Appellant contends that A.D.’s statements were not excited utterances because they were given in response to questions. But “an excited utterance is not necessarily rendered inadmissible by the fact that the declaration was made in response to a question.” Daniels, 380 N.W.2d at 783 (quotation and citation omitted).
We conclude that the district court did not abuse its discretion in admitting A.D.’s out-of-court statements as excited utterances. Having affirmed the admission of evidence under the excited utterance exception to the hearsay rule, we need not address the application of the residual exception to the rule.
RANDALL, Judge (concurring specially).
I concur in the result
 The state must also provide notice to the defendant and clearly indicate why the evidence is being offered. Lynch, 590 N.W.2d at 80. Appellant does not argue that the state failed to meet these requirements.

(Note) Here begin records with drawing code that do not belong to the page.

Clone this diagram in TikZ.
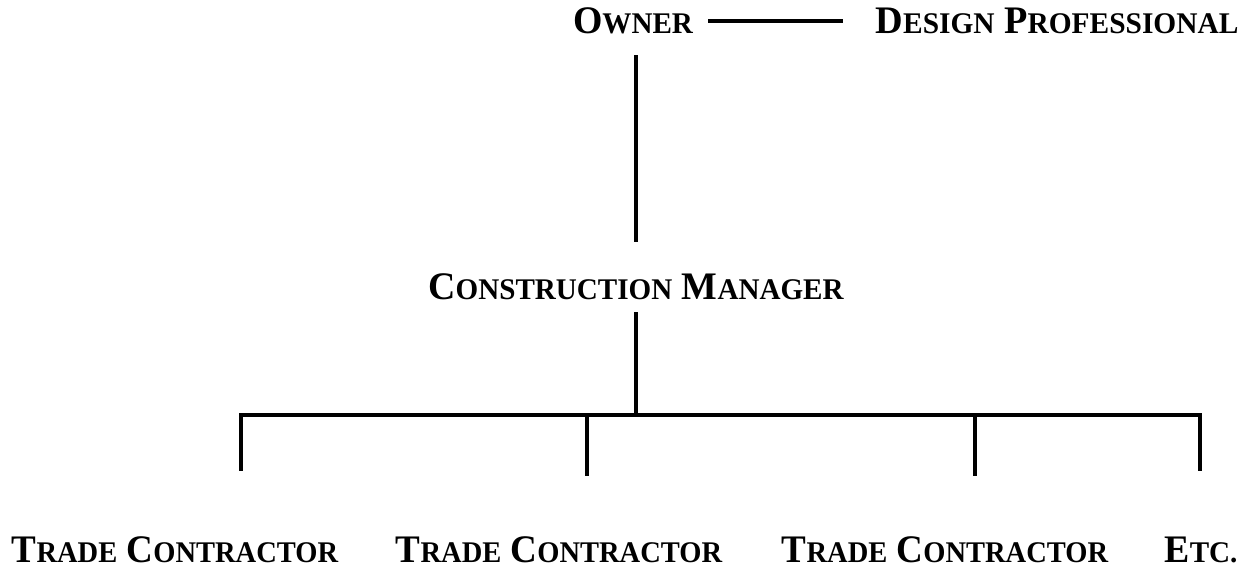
\documentclass[tikz,border=0pt]{standalone}
\usepackage{fontspec}
\setmainfont{Liberation Serif}
\newcommand\scx[2]{{\fontsize{39}{39}\selectfont #1}{\fontsize{30}{30}\selectfont #2}}
\newcommand\narrow[2]{\scalebox{#1}[1]{#2}}
\begin{document}
\begin{tikzpicture}[x=1pt,y=-1pt,
  lbl/.style={inner sep=0pt,outer sep=0pt,anchor=base,font=\bfseries\fontsize{39}{39}\selectfont},
  conn/.style={line width=3.7pt,line cap=butt},
  barline/.style={line width=4.3pt,line cap=butt}]
\useasboundingbox (0,0) rectangle (1251,571);
% nodes
\node[lbl] (owner) at (633,33) {\narrow{0.97}{\scx{O}{WNER}}};
\node[lbl] (design) at (1057,33) {\narrow{0.98}{\scx{D}{ESIGN} \scx{P}{ROFESSIONAL}}};
\node[lbl] (cm) at (636,299) {\narrow{0.97}{\scx{C}{ONSTRUCTION} \scx{M}{ANAGER}}};
\node[lbl] (tc1) at (175,562) {\narrow{0.95}{\scx{T}{RADE} \scx{C}{ONTRACTOR}}};
\node[lbl] (tc2) at (559,562) {\narrow{0.95}{\scx{T}{RADE} \scx{C}{ONTRACTOR}}};
\node[lbl] (tc3) at (945,562) {\narrow{0.95}{\scx{T}{RADE} \scx{C}{ONTRACTOR}}};
\node[lbl] (etc) at (1201,562) {\narrow{0.97}{\scx{E}{TC.}}};
% connector points
\coordinate (h1) at (708,21);
\coordinate (h2) at (843,21);
\coordinate (s1) at (636,55);
\coordinate (s2) at (636,242);
\coordinate (s3) at (636,312);
\coordinate (s4) at (636,415);
\coordinate (bl) at (239.15,415);
\coordinate (br) at (1201.85,415);
\coordinate (v1t) at (241,415);
\coordinate (v1b) at (241,471);
\coordinate (v2t) at (587,415);
\coordinate (v2b) at (587,476);
\coordinate (v3t) at (975,415);
\coordinate (v3b) at (975,476);
\coordinate (v4t) at (1200,415);
\coordinate (v4b) at (1200,471);
% connectors
\draw[conn] (h1) -- (h2);
\draw[conn] (s1) -- (s2);
\draw[conn] (s3) -- (s4);
\draw[barline] (bl) -- (br);
\draw[conn] (v1t) -- (v1b);
\draw[conn] (v2t) -- (v2b);
\draw[conn] (v3t) -- (v3b);
\draw[conn] (v4t) -- (v4b);
\end{tikzpicture}
\end{document}
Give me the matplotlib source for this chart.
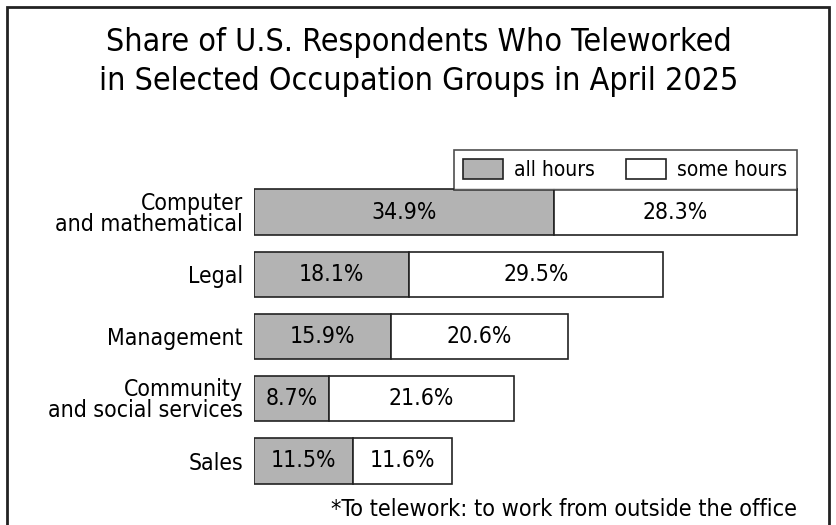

 The state argued that appellant shot Kloeppel on both occasions because he believed Kloeppel had robbed his uncle. Although appellant now argues in his brief that the beating took place only recently, this evidence was not before the district court and is not part of the record. Minn. R. Crim. P. 28.02, subd. 8 (record on appeal consists of all papers filed in trial court, exhibits, and transcripts of proceedings). We do not consider evidence that is not part of the record. State v. Brown, 597 N.W.2d 299, 305 (Minn. App. 1999), review denied (Minn. 14 Sept. 1999).
 We note that “[i]ncompetency to testify in itself is not a bar to admission of [excited utterance] statements.” State v. Daniels, 380 N.W.2d 777, 783 (Minn. 1986) (citation omitted).